Last Updated 10 August 2015, 21:01 IST

Indian Army will not drop its modular design concept for the next generation main battle tanks, notwithstanding the criticism from the industry.

The modular design, claims the Army, would allow subsequent development of 10 different variants of the tanks including light weight tanks, armoured recovery vehicles and trawls among others.
The Directorate-General of Mechanised Forces recently issued a request for information to the tank designers from all over the world to participate in designing the future ready combat vehicle that seeks to replace the ageing T-72 fleet.

Though the concept received criticism within the industry, the army defended the proposal. “The FRCV will be a combat vehicle platform which will form the base for developing a family of vehicles,” said a statement issued by the Army.

The RFI does not give out the detailed parameters of the FRCV. These will be given to the agencies shortlisted for the design competition. The brief description of the FRCV, given out as part of the RFI, is only to give a very rough idea of what the product is likely to be, it adds.
Indian Army began inducting the Russian origin T-72 tanks in the late 1970s. Since most of these tanks don’t have night vision and is based on outdated technology, a search is on for advanced main battle tanks as DRDO’s Arjun is not up to the mark.

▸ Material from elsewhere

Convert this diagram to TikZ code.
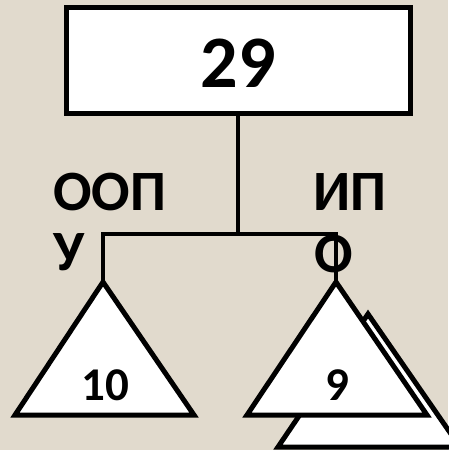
\documentclass[tikz,border=0pt]{standalone}
\usepackage{fontspec}
\setmainfont{Carlito}
\definecolor{parch}{RGB}{225,218,205}
\begin{document}
\begin{tikzpicture}[x=1pt,y=-1pt,
  boxst/.style={draw=black,fill=white,line width=5pt,minimum width=344pt,minimum height=106pt,inner sep=0pt},
  tri/.style={draw=black,fill=white,line width=5pt,line join=miter},
  conn/.style={draw=black,line width=4.5pt},
  lbl/.style={inner sep=0pt,anchor=base west,font=\fontsize{57}{60}\selectfont\bfseries},
  num/.style={inner sep=0pt,anchor=base,font=\fontsize{47}{50}\selectfont\bfseries}]
\useasboundingbox (0,0) rectangle (448,450);
\fill[parch] (0,0) rectangle (448,450);
% back triangle
\coordinate (b1) at (368,314);
\filldraw[tri] (b1) -- (460,447) -- (278,447) -- cycle;
% triangles
\coordinate (a1) at (103,282);
\coordinate (a2) at (336,282);
\filldraw[tri] (a1) -- (194,415) -- (15,415) -- cycle;
\filldraw[tri] (a2) -- (427,415) -- (247,415) -- cycle;
% box
\node[boxst] (top) at (238,60) {};
\node[inner sep=0pt,anchor=base,font=\fontsize{74}{78}\selectfont\bfseries] (v29) at (238,87) {29};
% labels
\node[lbl] (l1) at (53,210) {ООП};
\node[lbl] (l2) at (53,270) {У};
\node[lbl] (r1) at (313,210) {ИП};
\node[lbl] (r2) at (314,272) {О};
% connectors
\coordinate (j) at (238,234);
\draw[conn] (top.south) -- (j);
\draw[conn] (a1) |- (j) -| (a2);
% numbers
\node[num] (n10) at (105,400) {10};
\node[num] (n9) at (337,400) {9};
\end{tikzpicture}
\end{document}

The Indian Army currently relies on the modern T-90 tanks that came from Russia in the 1990s. The FRCV for a design competition to identify innovative design options, which will form the base for a combat vehicle platform. It is planned to subsequently develop other need-based variants on this platform, if found suitable.

“These platforms are to meet the futuristic requirements of the services beyond 2027 and are not in conflict with the current MBT Arjun Programme and its future orders,” Defence Minister Manohar Parrikar said in the Parliament.

Two armoured regiments of MBT Arjun Mk-I have been raised and operationalised. Out of total indented quantity of 124 Arjun Mk-I tanks, as many as 122 indigenous tanks have been produced and inducted into Army. However, these tanks are used mostly in the desert regions as the terrain in Punjab and Jammu are not suitable for using the Arjuns in an operational role.
The defence ministry has also agreed to procure 118 Arjun Mk-II, when it is finally ready.